Mason Jones' exploration of Japanese noise walks the narrow line between the two, making it is by far the best part of the book. Through his Charnel Music mail-order service and later his music zine Ongaku Otaku, Jones was one of the first to export news on the Japanese "noise" scene, distributing the full-throttle chaos of Masonna and Merzbow to black-clad subcultural types in Berkeley and other similar subcultural zones.

Jones seems to understand the fanzine reader's incorrigible need for information. He gives a fairly concise historical overview of Japanese noise, identifying the key players and ending with an excellent discography for the novice (though the Boredoms' Eye Yamataka or Seiji Yamamoto are given short shrift, as is Ground Zero's Yoshihide Otomo).

Though both his projects, Charnel House and Ongaku Otaku, focus mostly on Jones' noise fetish, "Japan Edge" takes a more catholic approach to music, including reviews of pop and punk releases too. This in turn puts Jones' writing on the noise scene into some type of wider cultural perspective, again a gift to those looking for signposts in unfamiliar territory.

Unfortunately, the book's music (as opposed to noise) section is not nearly as complete. Boiling down the cacophony of music emitting from Japan's live houses into one "subculture" is clearly impossible; haphazard research doesn't help.
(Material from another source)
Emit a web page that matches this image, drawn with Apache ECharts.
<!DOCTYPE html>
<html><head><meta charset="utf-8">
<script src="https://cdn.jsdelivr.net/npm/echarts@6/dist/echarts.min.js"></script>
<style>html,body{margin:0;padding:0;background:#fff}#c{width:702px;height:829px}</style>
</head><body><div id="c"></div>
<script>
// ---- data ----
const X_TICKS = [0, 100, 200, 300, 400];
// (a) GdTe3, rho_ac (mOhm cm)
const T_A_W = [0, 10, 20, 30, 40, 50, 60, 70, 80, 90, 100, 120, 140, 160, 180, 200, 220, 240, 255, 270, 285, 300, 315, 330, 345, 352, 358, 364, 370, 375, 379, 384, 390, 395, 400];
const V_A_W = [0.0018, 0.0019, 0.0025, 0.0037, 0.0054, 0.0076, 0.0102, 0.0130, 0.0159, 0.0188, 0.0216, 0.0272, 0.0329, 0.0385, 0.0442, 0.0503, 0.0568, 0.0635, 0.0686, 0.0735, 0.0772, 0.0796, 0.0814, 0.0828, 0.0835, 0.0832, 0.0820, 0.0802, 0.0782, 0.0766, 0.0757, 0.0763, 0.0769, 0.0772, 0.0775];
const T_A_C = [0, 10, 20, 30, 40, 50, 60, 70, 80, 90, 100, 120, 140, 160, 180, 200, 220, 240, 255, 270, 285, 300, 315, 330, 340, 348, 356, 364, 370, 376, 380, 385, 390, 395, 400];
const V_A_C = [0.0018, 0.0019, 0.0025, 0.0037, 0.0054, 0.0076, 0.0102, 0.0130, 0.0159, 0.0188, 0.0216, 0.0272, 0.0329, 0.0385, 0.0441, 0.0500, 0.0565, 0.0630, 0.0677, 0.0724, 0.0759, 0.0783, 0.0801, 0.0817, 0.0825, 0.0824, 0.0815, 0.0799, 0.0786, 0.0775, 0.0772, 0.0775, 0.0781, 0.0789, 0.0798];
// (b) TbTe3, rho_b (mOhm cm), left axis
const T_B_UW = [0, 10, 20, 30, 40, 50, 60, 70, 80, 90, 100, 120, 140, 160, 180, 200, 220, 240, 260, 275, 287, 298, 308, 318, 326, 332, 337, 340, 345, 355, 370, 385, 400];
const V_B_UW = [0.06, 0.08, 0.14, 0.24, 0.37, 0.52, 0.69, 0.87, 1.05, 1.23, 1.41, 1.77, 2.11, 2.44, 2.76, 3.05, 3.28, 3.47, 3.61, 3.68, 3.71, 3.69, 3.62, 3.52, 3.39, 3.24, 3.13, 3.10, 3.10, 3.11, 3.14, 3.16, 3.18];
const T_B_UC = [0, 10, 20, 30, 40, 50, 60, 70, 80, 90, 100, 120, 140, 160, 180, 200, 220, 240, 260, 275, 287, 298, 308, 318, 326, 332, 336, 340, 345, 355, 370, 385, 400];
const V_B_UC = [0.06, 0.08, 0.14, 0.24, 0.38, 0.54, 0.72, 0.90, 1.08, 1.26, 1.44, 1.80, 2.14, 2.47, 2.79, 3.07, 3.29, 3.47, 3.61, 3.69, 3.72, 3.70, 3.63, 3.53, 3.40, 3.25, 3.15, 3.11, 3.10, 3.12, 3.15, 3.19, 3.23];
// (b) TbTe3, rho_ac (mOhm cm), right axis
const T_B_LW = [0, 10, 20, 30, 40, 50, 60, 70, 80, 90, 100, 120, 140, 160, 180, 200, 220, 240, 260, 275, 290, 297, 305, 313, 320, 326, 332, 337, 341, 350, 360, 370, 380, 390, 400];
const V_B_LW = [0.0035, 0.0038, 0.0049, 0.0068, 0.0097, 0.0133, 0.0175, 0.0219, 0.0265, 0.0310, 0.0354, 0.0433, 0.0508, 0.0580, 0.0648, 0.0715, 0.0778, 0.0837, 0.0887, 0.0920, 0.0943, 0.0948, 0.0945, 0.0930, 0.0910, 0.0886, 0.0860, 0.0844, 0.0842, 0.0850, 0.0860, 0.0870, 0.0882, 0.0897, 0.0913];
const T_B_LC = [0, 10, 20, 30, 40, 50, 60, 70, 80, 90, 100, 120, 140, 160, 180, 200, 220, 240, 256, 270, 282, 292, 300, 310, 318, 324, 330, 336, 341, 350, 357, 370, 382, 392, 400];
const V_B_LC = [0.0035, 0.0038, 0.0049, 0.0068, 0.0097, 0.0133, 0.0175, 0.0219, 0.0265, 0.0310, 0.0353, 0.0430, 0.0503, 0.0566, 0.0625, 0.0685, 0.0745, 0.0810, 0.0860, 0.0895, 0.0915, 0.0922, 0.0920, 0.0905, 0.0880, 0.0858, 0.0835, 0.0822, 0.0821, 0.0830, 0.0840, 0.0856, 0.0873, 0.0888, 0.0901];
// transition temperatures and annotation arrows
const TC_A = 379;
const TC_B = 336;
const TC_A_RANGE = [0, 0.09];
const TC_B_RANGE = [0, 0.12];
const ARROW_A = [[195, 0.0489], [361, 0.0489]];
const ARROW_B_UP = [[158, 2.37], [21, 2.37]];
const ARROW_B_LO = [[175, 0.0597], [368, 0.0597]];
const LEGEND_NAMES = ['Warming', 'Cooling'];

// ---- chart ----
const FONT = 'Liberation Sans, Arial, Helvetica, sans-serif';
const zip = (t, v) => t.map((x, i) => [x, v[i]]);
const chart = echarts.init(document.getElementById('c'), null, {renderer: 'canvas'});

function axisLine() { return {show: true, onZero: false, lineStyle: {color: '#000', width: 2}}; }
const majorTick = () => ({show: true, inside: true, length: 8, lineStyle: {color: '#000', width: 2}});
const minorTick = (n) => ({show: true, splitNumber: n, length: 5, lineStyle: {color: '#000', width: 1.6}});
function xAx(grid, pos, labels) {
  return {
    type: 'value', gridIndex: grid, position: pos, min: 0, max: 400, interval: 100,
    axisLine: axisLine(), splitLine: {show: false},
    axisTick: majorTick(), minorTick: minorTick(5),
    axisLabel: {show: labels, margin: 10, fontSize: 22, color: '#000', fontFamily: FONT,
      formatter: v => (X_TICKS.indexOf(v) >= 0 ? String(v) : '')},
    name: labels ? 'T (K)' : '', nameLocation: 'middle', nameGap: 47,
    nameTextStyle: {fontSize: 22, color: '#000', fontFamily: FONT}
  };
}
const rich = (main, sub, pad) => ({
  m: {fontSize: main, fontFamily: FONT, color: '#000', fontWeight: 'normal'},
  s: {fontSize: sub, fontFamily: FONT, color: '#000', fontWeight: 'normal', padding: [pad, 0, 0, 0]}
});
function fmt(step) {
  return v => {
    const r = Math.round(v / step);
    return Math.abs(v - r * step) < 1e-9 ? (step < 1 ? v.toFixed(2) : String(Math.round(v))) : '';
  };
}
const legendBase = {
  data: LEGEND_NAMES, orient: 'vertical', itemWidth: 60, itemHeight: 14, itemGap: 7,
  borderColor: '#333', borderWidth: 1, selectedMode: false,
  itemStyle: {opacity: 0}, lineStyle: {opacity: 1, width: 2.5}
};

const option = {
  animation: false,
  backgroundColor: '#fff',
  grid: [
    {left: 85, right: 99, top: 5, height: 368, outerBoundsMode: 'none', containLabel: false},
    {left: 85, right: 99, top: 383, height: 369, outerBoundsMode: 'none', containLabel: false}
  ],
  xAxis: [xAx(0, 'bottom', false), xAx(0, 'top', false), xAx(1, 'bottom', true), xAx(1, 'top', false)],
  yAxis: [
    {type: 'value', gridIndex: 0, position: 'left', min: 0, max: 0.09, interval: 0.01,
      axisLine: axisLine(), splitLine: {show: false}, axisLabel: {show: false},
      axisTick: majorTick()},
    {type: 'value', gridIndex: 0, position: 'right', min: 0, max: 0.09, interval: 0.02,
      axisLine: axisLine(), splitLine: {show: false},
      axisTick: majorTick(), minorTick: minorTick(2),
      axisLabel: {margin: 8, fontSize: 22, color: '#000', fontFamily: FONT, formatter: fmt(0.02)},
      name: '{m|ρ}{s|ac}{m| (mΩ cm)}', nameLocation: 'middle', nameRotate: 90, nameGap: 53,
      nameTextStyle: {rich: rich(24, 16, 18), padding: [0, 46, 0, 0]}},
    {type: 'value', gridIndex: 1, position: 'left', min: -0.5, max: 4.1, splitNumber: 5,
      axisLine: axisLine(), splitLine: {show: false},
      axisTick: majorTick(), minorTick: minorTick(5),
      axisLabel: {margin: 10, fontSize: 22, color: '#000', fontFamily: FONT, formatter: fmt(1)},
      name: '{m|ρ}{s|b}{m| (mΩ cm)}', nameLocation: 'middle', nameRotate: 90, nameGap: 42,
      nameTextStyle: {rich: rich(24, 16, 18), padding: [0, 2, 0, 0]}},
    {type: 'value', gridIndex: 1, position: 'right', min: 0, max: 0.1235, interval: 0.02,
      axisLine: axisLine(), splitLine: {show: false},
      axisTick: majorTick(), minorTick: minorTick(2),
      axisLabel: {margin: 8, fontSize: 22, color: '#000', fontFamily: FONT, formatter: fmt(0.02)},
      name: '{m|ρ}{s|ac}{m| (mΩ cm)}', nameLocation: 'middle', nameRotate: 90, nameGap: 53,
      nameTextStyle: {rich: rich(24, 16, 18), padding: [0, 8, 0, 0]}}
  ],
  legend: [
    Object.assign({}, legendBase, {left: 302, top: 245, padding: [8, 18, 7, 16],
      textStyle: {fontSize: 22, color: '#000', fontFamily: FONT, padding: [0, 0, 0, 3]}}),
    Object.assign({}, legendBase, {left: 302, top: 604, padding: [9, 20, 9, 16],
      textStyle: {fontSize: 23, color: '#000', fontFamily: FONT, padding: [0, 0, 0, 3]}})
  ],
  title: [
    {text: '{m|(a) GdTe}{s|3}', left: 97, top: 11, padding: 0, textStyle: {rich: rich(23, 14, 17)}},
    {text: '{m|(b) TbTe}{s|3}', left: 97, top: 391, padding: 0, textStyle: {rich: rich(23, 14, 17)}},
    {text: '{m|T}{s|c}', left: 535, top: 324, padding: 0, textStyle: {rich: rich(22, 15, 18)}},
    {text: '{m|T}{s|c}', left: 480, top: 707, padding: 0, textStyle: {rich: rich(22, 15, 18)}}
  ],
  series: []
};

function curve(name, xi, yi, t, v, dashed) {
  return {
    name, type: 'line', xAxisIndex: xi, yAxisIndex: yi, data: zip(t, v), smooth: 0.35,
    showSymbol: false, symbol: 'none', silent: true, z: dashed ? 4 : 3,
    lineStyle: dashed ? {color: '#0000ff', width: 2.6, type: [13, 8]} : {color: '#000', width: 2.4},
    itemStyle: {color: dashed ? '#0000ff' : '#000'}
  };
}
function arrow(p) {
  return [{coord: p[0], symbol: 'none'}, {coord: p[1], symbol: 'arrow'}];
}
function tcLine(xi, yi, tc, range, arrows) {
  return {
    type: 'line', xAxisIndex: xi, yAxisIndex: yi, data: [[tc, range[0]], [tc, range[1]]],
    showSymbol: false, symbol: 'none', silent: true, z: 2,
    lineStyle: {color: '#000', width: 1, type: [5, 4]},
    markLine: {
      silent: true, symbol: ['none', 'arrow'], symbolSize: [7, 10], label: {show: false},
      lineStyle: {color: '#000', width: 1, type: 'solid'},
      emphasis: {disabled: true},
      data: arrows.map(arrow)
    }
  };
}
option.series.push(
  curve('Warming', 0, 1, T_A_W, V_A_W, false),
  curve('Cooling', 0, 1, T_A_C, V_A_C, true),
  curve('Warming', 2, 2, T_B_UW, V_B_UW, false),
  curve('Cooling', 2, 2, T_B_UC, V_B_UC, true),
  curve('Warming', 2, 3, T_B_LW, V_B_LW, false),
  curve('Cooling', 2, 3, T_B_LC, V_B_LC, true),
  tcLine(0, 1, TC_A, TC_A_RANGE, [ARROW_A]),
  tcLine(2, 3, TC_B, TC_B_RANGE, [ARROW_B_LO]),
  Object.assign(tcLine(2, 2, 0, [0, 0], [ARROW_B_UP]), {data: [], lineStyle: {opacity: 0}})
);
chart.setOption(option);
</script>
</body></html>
While noting the big names like Guitar Wolf, Buffalo Daughter and Sugar Plant, writer Yuji Oniki ignores many of the less famous yet, in some sense, more trailblazing groups such as Jackie and the Cedrics, Copass Grinders and Haco who continue to make music within the constraints of their own small subcultures. The continued vitality of Japan's hip-hop, club, or mellow-core scene is likewise ignored. Though all of these have gained some level of mainstream acceptance, they are still powered by smaller, indie labels and a feisty active underground.

Instead Oniki tries to make up for what amounts to a lack of information by long dissertations on Bob Dylan, and whatever else came to mind (where was his editor one wonders), little of which has to do with Japanese music of any sort. The discography is more about Sun Ra than Japanese music. The end result is a chapter more appropriate to quirky fanzine world than to what purports to be a "guide" to the Japanese underground.

* * *To approximate the delights of "Ice Scream," the latest single from Tokyo clubsters, Sha' Cho Mouse pour a bit of Moloko's hyphenated beats, a dash of Portishead's languid, lush arrangements, a tad of Cole Porter (tinkling piano keys abound) and blend gently.

The duo of Japanese singer Tomo and British-Japanese instrumentalist Maya relish such clever juxtapositions of musical tropes. (Think of Cornelius making dance-inflected electronica instead of kitsch pop.) Metal guitars share space with African flutes; sitars (the only real cliches in their sonic palette) mix it up with dance-floor rhythms.

Although the melange has garnerd the inevitable comparisons in the U.K. press to other cultural omnivores from Japan, the group has carved out a more musically adventurous universe than their so-called peers. The opening cut, "M.M.M.," on their last album "Photo, Synthesizer" (on rising Tokyo indie label NS Com) starts with an industrial rhythm track straight out of Einsturzende Neubauten (or even Nine Inch Nails) before unwinding into a piano interlude that could be lifted from a '40s Hollywood musical.

Purring in strangulated polysyllables, singer Tomo sounds like a Japanese Bjork. "Ice Scream" has her gently caressing notes with the aplomb of a church soloist before soaring into spitfire, almost tense scat. Again, it's a comparison that might invite notions of imitation. But vocal fireworks like these are hard to come by if they aren't natural. For Tomo, they seem to be in the genes.